(TO BE DONE): Locate every line that holds the string "chart" and copy it.

(GIVEN MATERIAL):
begin

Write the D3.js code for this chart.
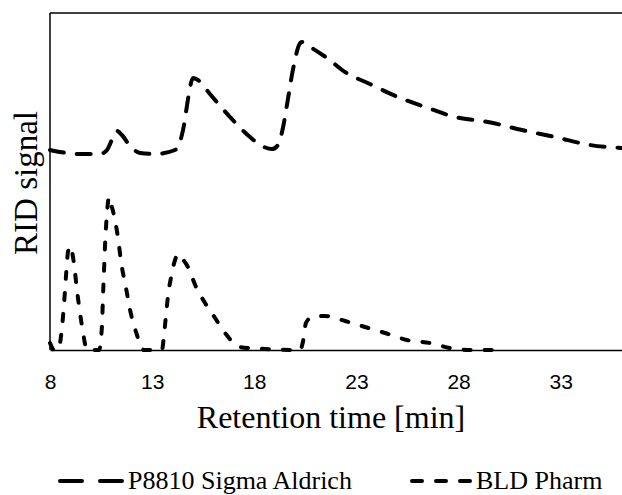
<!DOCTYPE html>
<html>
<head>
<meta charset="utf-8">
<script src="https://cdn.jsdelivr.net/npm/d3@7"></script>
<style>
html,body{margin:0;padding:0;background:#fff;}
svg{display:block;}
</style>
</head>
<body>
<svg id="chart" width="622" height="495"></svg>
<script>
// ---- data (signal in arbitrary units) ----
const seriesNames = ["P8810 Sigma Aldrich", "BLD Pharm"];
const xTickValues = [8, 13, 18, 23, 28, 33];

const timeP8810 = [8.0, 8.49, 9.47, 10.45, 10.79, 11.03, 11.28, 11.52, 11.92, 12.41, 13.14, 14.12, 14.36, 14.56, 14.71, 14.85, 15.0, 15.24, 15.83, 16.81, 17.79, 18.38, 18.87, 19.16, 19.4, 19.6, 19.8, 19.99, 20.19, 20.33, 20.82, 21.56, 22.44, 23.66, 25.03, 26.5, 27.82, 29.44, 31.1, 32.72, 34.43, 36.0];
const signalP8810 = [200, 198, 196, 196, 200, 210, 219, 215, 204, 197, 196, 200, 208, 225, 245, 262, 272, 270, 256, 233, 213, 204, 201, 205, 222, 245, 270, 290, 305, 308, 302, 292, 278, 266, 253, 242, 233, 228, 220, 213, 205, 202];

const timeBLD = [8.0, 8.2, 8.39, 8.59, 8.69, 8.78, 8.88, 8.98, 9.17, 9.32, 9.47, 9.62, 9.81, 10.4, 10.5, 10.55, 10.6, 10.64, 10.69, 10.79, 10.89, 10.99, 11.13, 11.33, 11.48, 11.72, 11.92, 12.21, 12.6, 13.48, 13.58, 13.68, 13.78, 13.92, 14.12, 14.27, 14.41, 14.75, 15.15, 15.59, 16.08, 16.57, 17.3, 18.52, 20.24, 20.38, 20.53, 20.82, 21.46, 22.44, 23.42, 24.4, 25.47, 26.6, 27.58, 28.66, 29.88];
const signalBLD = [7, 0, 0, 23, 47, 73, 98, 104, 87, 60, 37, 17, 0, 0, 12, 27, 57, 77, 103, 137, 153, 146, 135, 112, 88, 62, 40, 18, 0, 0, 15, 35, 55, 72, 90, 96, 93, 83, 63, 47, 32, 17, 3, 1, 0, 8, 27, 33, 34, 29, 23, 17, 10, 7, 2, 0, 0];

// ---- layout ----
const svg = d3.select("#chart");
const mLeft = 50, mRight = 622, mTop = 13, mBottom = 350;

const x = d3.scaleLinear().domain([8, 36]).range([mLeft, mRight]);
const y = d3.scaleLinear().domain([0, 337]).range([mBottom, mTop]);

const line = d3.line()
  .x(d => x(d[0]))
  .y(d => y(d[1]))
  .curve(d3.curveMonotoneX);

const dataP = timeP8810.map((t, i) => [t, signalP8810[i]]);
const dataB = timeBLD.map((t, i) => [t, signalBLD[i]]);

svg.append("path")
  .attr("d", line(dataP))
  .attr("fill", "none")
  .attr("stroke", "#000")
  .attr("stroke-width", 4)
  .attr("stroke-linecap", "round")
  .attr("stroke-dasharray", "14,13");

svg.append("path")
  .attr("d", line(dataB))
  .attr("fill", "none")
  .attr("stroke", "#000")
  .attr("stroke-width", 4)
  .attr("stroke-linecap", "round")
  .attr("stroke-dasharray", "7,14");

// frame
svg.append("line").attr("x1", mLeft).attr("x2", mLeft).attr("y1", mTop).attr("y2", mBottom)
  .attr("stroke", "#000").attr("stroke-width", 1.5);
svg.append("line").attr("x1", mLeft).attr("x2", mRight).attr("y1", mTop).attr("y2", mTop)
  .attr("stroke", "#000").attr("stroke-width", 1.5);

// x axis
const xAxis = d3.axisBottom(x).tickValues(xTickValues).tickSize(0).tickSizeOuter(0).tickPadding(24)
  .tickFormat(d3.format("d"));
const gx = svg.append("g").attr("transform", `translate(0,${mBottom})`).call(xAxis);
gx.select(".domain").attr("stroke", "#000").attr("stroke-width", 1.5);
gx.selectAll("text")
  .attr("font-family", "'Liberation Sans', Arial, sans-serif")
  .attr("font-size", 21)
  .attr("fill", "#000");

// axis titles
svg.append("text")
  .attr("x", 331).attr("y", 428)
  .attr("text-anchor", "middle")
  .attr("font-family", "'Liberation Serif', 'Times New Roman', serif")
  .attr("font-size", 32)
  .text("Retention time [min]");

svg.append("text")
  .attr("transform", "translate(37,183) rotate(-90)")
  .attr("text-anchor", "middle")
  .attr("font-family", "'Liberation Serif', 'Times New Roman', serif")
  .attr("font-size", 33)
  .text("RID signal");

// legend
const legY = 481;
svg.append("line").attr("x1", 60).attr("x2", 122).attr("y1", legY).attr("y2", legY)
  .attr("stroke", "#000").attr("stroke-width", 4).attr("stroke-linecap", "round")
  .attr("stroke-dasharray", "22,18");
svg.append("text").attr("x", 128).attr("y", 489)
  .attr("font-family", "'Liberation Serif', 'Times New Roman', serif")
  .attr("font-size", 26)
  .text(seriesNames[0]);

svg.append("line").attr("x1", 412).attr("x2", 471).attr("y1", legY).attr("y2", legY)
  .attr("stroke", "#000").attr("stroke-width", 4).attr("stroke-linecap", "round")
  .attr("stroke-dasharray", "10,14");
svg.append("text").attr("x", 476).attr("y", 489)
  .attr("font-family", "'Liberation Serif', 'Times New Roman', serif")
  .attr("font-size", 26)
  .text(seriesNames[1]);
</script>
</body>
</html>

end

(WRITTEN RESPONSE):
Write the D3.js code for this chart.
<svg id="chart" width="622" height="495"></svg>
const svg = d3.select("#chart");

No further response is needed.